Em setembro do ano passado, ela já foi indiciada por peculato (funcionário público que se apropria de dinheiro favorecendo-se do cargo). Agora, o delegado quer conseguir judicialmente a quebra do sigilo bancário dela. Pelo menos outras 11 vítimas do esquema se apresentaram à polícia. Os crimes de peculato, falsidade de documentos públicos e falsidade ideológica são apurados.

Depois do primeiro indiciamento, Jacira, que é concursada na área de serviços gerais do município, foi transferida para o setor de varrição e limpeza. Atualmente, está licenciada.

No papel, túmulo era ocupado

Se, por um lado, Nicolau ficou aliviado ao ver que não havia corpo no túmulo que ele julgava ter comprado, por outro, teve a certeza de que teve um prejuízo de mais de R$ 1 mil entre compra e reforma do túmulo.

- No fim do ano passado, eu vi uns casos na tevê de venda de túmulo e me preocupei. Vim no cemitério e perguntei pelo meu. Me responderam que eu não tinha túmulo nenhum - conta.

Pior do que isso. Na ficha, constava apenas um registro: "Natimorto Zambarda", com a assinatura de Nicolau falsificada. A data do suposto sepultamento seria de agosto de 1977.

- Nunca tive nenhum natimorto na família - ele garante.

Ele não sabia, mas a presença de um corpo - ao menos no papel - naquele túmulo, garantia o drible em qualquer fiscalização. Até que se provasse o contrário, o espaço no cemitério não estaria vago. E sim arrendado a uma família.

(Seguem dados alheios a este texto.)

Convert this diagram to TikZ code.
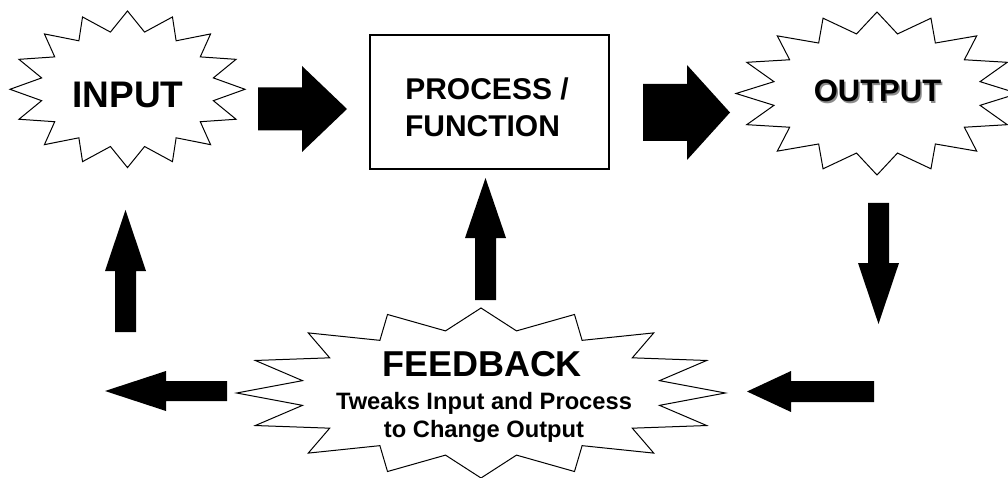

Suspeita tinha documentos em casa

A ex-diretora do Cemitério Municipal chefiou o local por 17 anos. Com a saída dela, há cerca de seis meses, pelo menos 90 relatórios  a relacionam a casos de vendas e transferências ilegais de túmulos. Todos os pagamentos, constatou a polícia, eram feitos a ela, e no próprio cemitério.

- É um esquema de grandes proporções e provavelmente ela não agiu sozinha. Agora vamos apurar o alcance disso. O crime já está configurado - sustenta o delegado Leonel Baldasso.

Nesta semana, os agentes da DP de Esteio cumpriram um mandado de busca na casa de Jacira. Havia centenas de documentos do cemitério guardados lá. Entre eles, algumas fichas semelhantes a que foi usada para mascarar a venda do túmulo a Nicolau Zambarda.

Ontem, a reportagem fez contato com Jacira Ávila da Cunha. Ela prometeu retornar a ligação depois de conversar com a sua advogada, mas até o final da noite, não havia feito contato.

No ano passado, informalmente, ela disse que não ficava com dinheiro algum. Agia como intermediária na venda de túmulos para particulares - o que também é ilegal.

O cemitério
-  Não há túmulos à venda no Cemitério Municipal de Esteio.
- Para manter um jazigo perpétuo, as famílias precisam manter em dia o pagamento de uma taxa ao município. Quando essa taxa deixa de ser paga, o município notifica a família em edital. Sem retorno, o jazigo fica vago, à disposição do município.
- Nestes casos, um túmulo pode ser arrendado pelo município no prazo de três anos. O que também exige pagamento de taxas ao poder público.
- Um arrendamento, no entanto, só pode acontecer quando há um corpo. Não existe a venda na forma de "plano funerário".

Como era o esquema
- A venda de túmulos era oferecida a famílias, com valores que iam de R$ 600 a até R$ 12 mil.
- Os pagamentos eram feitos diretamente à então diretora do cemitério.
- Para maquiar a ocupação de túmulos, as fichas eram preenchidas, inclusive com falsificação de assinatura dos supostos compradores, em geral informando um natimorto como ocupante da sepultura.
- Túmulos podiam ser, ainda, revendidos neste esquema.
- Quando os supostos donos dos túmulos - ou seus parentes - reivindicavam o espaço, descobriam que nenhuma venda pode ser feita pelo município.